• Instructions to follow
Return the listing below unchanged, minus its pictures.

• Recorded information
* BEGIN *

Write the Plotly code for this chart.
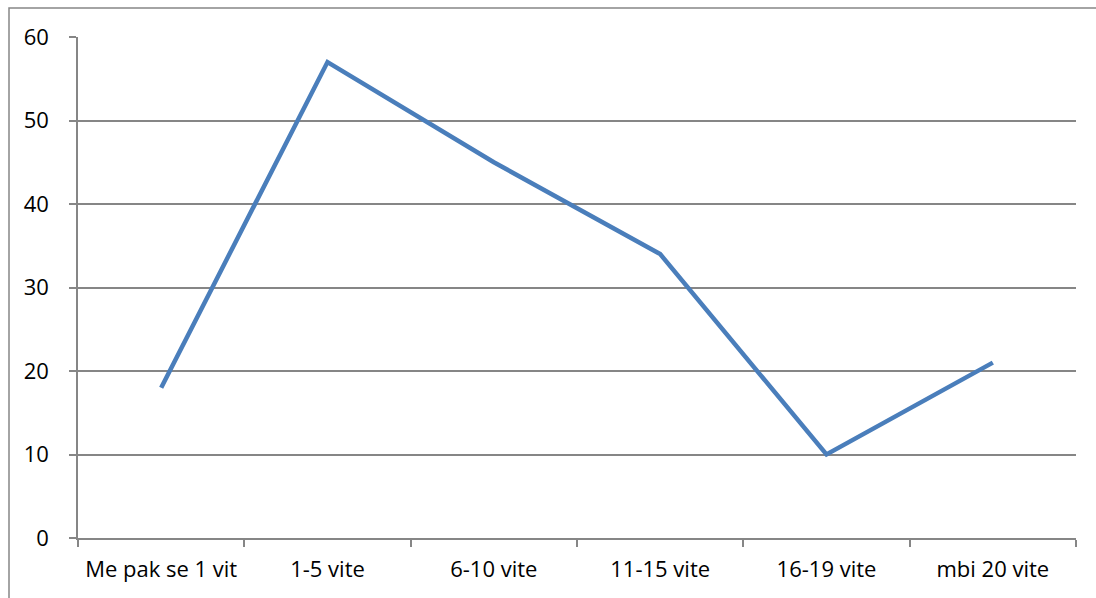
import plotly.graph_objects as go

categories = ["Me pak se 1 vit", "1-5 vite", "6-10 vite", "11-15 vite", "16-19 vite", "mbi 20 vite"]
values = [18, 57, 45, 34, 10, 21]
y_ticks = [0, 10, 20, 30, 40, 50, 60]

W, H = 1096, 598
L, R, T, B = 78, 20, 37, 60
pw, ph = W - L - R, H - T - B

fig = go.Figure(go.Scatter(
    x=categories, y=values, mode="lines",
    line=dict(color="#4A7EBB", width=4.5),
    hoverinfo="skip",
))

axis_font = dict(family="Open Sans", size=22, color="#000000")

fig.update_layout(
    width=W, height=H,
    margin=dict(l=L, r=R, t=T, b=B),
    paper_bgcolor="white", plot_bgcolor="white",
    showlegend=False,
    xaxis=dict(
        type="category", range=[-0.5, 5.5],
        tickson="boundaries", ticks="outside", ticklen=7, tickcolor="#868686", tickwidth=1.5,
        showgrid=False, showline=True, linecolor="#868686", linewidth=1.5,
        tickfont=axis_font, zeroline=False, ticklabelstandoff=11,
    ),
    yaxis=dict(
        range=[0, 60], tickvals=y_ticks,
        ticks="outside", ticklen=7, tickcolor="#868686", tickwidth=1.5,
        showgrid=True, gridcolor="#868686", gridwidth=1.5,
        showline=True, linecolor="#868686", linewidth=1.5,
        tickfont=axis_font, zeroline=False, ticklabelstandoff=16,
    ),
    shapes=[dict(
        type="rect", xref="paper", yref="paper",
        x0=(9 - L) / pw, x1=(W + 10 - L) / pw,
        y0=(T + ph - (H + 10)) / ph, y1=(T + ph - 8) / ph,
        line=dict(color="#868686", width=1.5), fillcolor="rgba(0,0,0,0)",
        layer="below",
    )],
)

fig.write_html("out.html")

* END *

• Exercise solution
Write the Plotly code for this chart.
import plotly.graph_objects as go

categories = ["Me pak se 1 vit", "1-5 vite", "6-10 vite", "11-15 vite", "16-19 vite", "mbi 20 vite"]
values = [18, 57, 45, 34, 10, 21]
y_ticks = [0, 10, 20, 30, 40, 50, 60]

W, H = 1096, 598
L, R, T, B = 78, 20, 37, 60
pw, ph = W - L - R, H - T - B

fig = go.Figure(go.Scatter(
    x=categories, y=values, mode="lines",
    line=dict(color="#4A7EBB", width=4.5),
    hoverinfo="skip",
))

axis_font = dict(family="Open Sans", size=22, color="#000000")

fig.update_layout(
    width=W, height=H,
    margin=dict(l=L, r=R, t=T, b=B),
    paper_bgcolor="white", plot_bgcolor="white",
    showlegend=False,
    xaxis=dict(
        type="category", range=[-0.5, 5.5],
        tickson="boundaries", ticks="outside", ticklen=7, tickcolor="#868686", tickwidth=1.5,
        showgrid=False, showline=True, linecolor="#868686", linewidth=1.5,
        tickfont=axis_font, zeroline=False, ticklabelstandoff=11,
    ),
    yaxis=dict(
        range=[0, 60], tickvals=y_ticks,
        ticks="outside", ticklen=7, tickcolor="#868686", tickwidth=1.5,
        showgrid=True, gridcolor="#868686", gridwidth=1.5,
        showline=True, linecolor="#868686", linewidth=1.5,
        tickfont=axis_font, zeroline=False, ticklabelstandoff=16,
    ),
    shapes=[dict(
        type="rect", xref="paper", yref="paper",
        x0=(9 - L) / pw, x1=(W + 10 - L) / pw,
        y0=(T + ph - (H + 10)) / ph, y1=(T + ph - 8) / ph,
        line=dict(color="#868686", width=1.5), fillcolor="rgba(0,0,0,0)",
        layer="below",
    )],
)

fig.write_html("out.html")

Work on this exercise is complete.